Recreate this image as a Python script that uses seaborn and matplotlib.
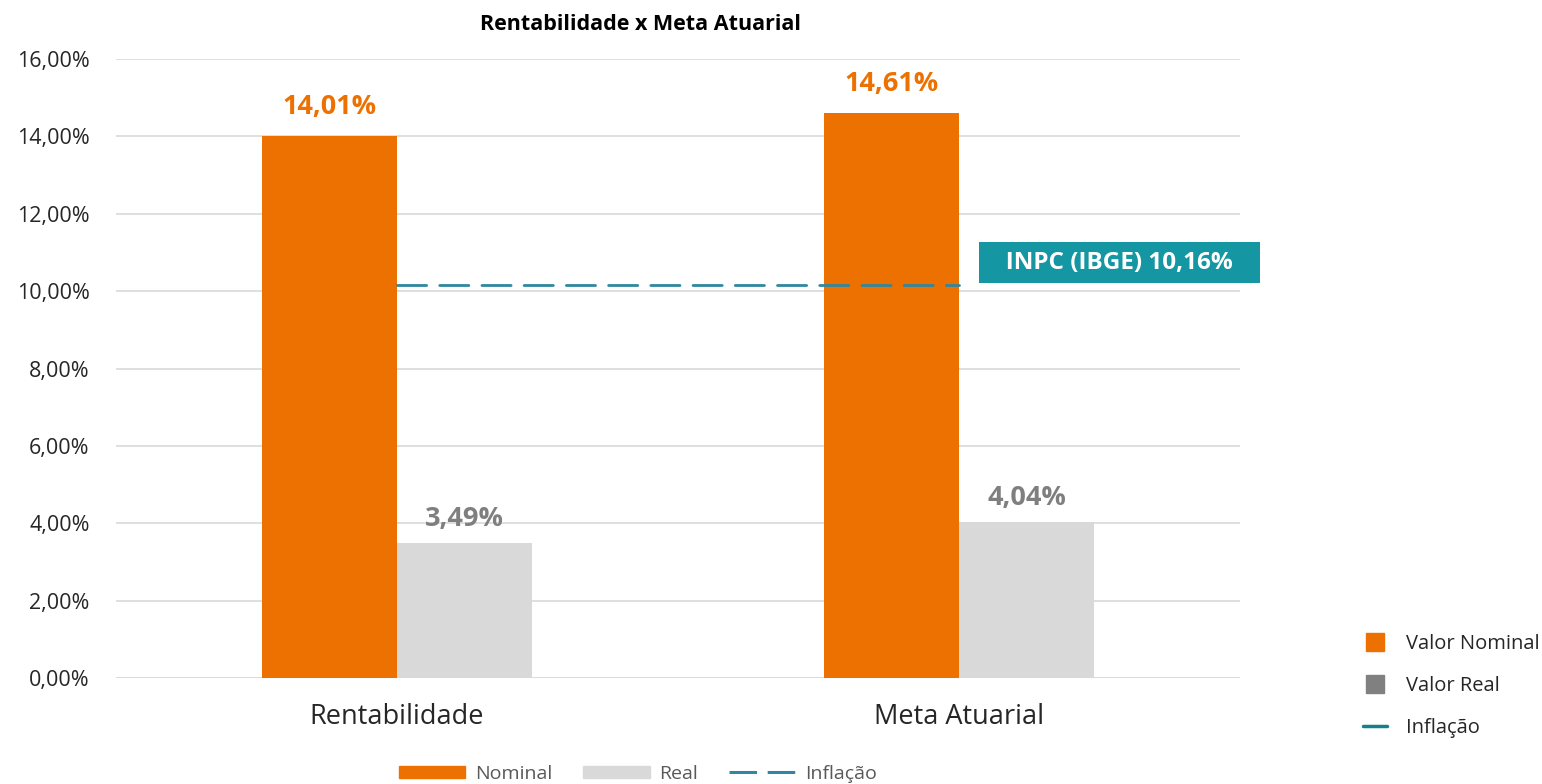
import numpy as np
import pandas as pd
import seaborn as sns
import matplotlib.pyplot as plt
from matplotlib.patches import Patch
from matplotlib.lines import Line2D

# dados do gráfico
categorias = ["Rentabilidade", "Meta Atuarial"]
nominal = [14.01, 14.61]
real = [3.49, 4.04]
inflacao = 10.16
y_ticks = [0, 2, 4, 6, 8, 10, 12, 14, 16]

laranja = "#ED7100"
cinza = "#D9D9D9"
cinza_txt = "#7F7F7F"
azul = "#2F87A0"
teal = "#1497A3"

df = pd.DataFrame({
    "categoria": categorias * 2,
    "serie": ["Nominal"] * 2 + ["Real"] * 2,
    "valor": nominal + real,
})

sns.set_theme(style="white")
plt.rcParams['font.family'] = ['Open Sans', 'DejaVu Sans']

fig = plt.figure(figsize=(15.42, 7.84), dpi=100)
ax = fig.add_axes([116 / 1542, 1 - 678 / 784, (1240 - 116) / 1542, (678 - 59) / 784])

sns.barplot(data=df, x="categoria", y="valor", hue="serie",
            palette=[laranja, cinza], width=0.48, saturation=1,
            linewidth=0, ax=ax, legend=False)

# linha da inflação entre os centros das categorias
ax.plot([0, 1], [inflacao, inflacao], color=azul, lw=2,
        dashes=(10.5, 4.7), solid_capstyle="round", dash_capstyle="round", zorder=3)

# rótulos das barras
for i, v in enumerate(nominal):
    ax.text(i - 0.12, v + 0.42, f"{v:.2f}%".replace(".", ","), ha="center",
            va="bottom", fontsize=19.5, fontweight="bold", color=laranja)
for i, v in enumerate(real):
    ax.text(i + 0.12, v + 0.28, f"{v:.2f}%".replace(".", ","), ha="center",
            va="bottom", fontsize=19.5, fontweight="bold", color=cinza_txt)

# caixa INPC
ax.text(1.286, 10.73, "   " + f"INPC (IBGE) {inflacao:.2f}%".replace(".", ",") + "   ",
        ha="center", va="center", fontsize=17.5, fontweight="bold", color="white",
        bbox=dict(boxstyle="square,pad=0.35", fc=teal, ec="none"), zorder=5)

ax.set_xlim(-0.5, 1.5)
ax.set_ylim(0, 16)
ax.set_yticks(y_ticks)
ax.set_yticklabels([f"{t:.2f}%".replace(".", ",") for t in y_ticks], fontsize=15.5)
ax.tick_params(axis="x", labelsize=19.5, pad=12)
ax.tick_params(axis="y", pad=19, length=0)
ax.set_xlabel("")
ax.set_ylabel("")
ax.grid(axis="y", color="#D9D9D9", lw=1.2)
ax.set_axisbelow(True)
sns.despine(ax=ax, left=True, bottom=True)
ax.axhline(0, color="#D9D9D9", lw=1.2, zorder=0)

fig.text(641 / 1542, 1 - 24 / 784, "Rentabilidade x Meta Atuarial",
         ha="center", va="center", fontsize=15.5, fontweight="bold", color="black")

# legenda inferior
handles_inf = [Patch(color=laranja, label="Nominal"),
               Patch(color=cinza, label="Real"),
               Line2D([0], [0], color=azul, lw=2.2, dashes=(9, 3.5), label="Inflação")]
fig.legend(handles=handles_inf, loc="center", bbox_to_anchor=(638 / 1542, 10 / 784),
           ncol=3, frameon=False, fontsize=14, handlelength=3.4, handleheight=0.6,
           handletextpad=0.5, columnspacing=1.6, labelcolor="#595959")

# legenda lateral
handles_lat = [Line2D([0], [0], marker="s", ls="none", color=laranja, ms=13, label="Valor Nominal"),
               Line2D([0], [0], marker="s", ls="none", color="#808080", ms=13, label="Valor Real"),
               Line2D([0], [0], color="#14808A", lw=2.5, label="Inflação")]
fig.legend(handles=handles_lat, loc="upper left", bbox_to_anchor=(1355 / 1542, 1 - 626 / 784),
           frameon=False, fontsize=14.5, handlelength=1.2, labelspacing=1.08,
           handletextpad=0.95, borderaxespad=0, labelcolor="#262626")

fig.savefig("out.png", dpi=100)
...
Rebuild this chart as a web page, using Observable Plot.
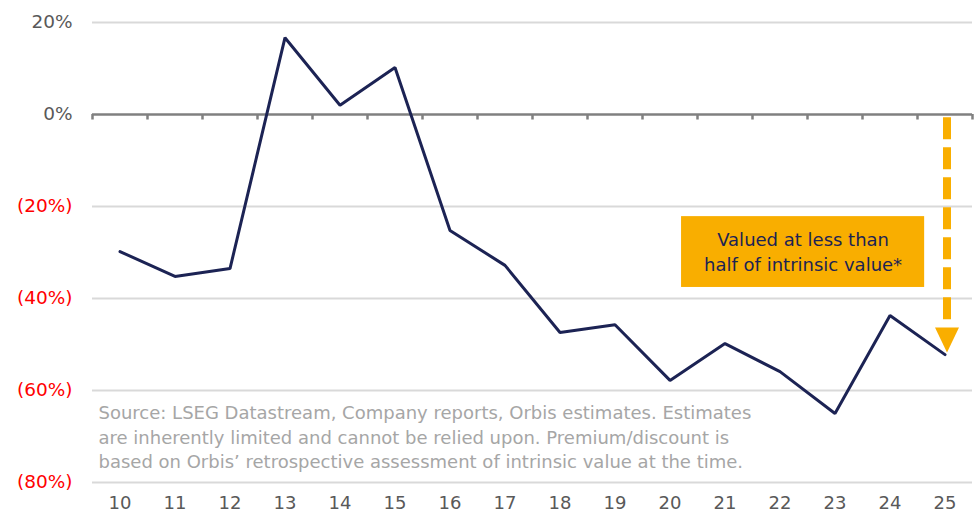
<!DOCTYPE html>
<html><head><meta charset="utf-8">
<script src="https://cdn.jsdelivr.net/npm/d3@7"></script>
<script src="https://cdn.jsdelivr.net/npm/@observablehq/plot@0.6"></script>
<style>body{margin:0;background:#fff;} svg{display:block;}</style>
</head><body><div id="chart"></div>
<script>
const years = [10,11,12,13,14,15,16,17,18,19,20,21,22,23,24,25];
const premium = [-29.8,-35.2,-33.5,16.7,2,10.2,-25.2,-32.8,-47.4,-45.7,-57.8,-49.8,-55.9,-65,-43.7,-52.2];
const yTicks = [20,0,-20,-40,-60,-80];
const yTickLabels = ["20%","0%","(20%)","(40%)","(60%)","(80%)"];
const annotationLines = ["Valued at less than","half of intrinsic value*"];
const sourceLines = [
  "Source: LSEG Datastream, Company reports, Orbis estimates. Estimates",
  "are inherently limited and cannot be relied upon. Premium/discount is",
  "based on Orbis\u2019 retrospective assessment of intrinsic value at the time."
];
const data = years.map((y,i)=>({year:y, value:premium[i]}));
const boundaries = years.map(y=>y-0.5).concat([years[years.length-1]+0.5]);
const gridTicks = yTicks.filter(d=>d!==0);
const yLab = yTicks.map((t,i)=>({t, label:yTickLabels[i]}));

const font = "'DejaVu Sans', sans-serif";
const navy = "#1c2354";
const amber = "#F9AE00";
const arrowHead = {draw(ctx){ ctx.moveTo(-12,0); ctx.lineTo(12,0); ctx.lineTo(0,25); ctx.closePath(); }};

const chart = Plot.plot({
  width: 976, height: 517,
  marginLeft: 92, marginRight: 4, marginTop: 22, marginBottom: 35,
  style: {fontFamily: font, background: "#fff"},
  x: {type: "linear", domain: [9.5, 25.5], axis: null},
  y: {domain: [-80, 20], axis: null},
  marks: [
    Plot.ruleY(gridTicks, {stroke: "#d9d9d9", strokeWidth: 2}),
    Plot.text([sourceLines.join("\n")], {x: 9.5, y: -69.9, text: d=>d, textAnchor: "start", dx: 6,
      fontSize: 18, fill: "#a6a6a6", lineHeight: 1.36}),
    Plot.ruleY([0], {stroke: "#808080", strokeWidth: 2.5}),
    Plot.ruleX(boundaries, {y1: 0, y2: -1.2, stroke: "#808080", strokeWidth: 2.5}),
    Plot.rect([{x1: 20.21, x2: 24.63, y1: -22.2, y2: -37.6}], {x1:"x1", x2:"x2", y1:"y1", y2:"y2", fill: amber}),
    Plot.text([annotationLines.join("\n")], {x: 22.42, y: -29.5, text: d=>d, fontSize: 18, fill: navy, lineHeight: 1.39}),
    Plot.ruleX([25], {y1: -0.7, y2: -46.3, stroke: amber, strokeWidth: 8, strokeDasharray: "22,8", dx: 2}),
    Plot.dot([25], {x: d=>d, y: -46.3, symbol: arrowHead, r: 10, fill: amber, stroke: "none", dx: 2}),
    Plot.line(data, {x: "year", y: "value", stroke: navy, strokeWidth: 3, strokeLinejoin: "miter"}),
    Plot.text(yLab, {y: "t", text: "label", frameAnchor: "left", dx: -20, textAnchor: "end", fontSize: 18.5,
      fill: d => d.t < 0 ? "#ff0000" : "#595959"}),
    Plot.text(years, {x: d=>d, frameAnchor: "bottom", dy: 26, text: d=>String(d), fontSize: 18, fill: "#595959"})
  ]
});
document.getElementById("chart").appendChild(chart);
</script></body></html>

→ **SET PROBLEM**:
Select, from the listing, all lines that include the word "script".

→ **FINAL RESULT**:
Recreate this image as a Python script that uses seaborn and matplotlib.
<script src="https://cdn.jsdelivr.net/npm/d3@7"></script>
<script src="https://cdn.jsdelivr.net/npm/@observablehq/plot@0.6"></script>
<script>
</script></body></html>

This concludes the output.